*** COLLECTED DATA ***

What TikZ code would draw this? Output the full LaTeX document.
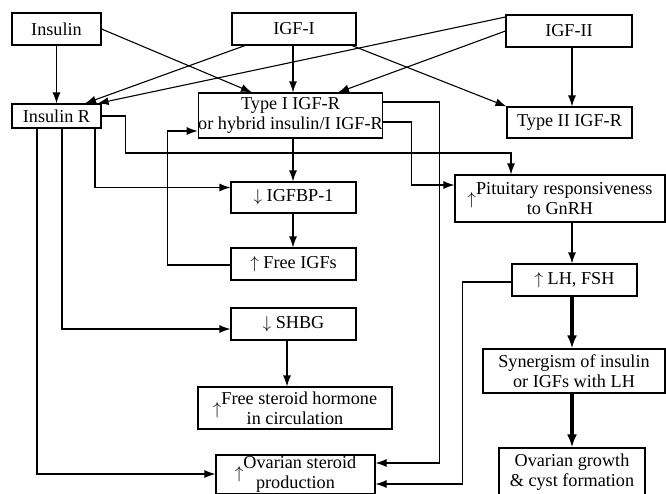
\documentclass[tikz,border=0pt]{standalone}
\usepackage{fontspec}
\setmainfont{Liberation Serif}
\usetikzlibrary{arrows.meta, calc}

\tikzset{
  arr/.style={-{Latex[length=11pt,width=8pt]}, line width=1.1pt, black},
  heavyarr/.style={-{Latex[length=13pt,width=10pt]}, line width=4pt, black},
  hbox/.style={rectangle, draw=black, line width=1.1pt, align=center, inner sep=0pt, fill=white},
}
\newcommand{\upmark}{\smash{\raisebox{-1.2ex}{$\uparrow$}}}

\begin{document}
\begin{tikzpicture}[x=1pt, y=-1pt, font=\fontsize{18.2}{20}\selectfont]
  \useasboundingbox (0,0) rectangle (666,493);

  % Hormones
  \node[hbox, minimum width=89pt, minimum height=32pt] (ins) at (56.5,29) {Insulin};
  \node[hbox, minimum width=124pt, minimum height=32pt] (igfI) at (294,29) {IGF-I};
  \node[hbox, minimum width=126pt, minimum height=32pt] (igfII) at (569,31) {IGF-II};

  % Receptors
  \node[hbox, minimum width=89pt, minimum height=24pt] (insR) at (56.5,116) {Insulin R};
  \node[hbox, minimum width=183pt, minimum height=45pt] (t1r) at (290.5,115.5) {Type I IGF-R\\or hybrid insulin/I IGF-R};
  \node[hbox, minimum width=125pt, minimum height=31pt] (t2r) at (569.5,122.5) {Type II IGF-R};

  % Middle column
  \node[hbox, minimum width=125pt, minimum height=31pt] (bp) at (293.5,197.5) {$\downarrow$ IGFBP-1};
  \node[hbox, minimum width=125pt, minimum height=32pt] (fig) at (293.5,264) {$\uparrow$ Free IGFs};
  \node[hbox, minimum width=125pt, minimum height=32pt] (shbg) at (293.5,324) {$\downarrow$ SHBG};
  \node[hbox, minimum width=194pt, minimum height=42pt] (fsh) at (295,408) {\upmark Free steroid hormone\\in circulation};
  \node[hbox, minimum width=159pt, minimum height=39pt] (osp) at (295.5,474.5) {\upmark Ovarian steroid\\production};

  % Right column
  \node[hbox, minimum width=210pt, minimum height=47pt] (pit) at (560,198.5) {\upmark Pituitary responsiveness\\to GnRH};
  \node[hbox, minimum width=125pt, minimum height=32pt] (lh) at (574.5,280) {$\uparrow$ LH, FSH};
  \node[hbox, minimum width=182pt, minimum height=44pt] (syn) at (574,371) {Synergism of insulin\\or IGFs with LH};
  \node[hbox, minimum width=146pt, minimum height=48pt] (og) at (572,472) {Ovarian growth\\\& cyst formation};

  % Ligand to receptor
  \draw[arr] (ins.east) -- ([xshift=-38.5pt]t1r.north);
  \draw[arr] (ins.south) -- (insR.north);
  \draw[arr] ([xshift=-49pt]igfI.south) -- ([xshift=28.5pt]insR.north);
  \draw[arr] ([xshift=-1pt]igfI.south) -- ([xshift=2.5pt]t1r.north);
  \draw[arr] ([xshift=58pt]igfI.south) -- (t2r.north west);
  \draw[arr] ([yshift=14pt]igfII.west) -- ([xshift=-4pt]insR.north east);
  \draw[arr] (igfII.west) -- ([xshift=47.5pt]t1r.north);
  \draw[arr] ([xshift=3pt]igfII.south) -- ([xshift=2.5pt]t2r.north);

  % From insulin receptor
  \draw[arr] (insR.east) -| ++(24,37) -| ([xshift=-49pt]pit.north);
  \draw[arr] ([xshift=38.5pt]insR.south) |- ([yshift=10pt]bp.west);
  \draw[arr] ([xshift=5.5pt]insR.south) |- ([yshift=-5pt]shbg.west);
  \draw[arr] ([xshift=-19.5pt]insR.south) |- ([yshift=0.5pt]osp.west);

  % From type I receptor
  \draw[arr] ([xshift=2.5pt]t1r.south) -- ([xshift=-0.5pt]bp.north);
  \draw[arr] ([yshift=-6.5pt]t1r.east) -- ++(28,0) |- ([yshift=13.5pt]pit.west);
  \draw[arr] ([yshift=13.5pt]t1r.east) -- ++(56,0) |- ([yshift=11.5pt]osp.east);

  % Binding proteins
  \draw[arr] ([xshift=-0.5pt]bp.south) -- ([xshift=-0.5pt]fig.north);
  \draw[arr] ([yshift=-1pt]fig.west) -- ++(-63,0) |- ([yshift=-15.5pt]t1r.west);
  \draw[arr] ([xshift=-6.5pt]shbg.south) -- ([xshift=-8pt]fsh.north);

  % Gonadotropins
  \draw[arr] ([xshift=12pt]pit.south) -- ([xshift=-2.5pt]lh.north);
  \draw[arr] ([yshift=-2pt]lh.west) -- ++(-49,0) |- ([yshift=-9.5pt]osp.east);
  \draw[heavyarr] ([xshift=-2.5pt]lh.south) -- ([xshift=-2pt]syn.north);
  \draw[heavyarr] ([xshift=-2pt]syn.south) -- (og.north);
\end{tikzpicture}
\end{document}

***

### EXERCISE BRIEF:
Omitting all pictures, restate exactly the lines of the material from its start through the line that contains "(0,0) rectangle (666,493);".

### RESPONSE TO THIS TASK:
What TikZ code would draw this? Output the full LaTeX document.
\documentclass[tikz,border=0pt]{standalone}
\usepackage{fontspec}
\setmainfont{Liberation Serif}
\usetikzlibrary{arrows.meta, calc}

\tikzset{
  arr/.style={-{Latex[length=11pt,width=8pt]}, line width=1.1pt, black},
  heavyarr/.style={-{Latex[length=13pt,width=10pt]}, line width=4pt, black},
  hbox/.style={rectangle, draw=black, line width=1.1pt, align=center, inner sep=0pt, fill=white},
}
\newcommand{\upmark}{\smash{\raisebox{-1.2ex}{$\uparrow$}}}

\begin{document}
\begin{tikzpicture}[x=1pt, y=-1pt, font=\fontsize{18.2}{20}\selectfont]
  \useasboundingbox (0,0) rectangle (666,493);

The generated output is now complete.